Por ser um movimento pouco conhecido no Brasil, bem como em Minas Gerais, os custos para se montar uma bike lowrider é considerado alto, além de se ter dificuldade em encontrar algumas peças, muitas vezes exclusivas, e que só são conseguidas em mercados alternativos, movimentados pelos próprios amantes das bicicletas modificadas. Sites especializados também são uma importante fonte de aquisição de componentes e até de bikes já montadas. Quanto mais estilo e peças exclusivas você conseguir juntar num equipamento, mais valorizado no mercado ele será. E não estamos falando apenas em relação a preço, e sim, no valor cultural arraigado a esse objeto de desejo. É difícil mensurar o preço de uma verdadeira lowrider, produzida de forma artesanal, e que traz uma alta carga de simbolismo e adoração por parte de seus adeptos.

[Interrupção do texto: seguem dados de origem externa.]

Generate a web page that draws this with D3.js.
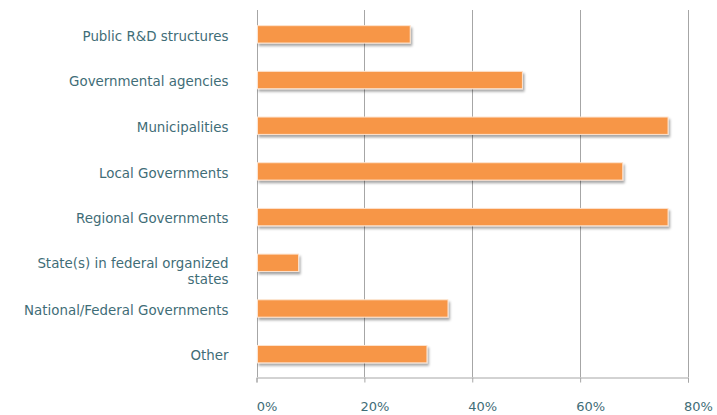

As peças usadas para se modificar uma bike podem até ser as mesmas de outras bicicletas. E, de acordo com os integrantes do Belo Clan, assim deve ser, em certa medida. É o que as torna tão diferentes e, ao mesmo tempo, iguais em estilo. Fora dos Estados Unidos, o Japão é tido como a maior colônia de bikes e carros lowriders, seguido por alguns países da Europa e, mais recentemente, pelo Brasil.

História da bike

Especula-se que a invenção da bicicleta tenha sido motivada por uma crise climática em 1816, e que chegou a ser denominada O Ano sem Verão. Nessa época, plantações inteiras na Europa e no nordeste dos EUA foram atingidas por efeitos climáticos severos. Isso teria prejudicado a criação e a alimentação de cavalos – que era o principal meio de se arar a terra, na época. Além disso, a crise econômica resultante da escassez de alimentos também seria um dos motivos para o inventor alemão o Barão Karl von Drais (1785-1851) desenvolver o velocípede, versão sem pedais do que viria a ser a primeira bicicleta. O veículo com propulsão humana, duas rodas e sem emissão de poluentes, como conhecemos hoje.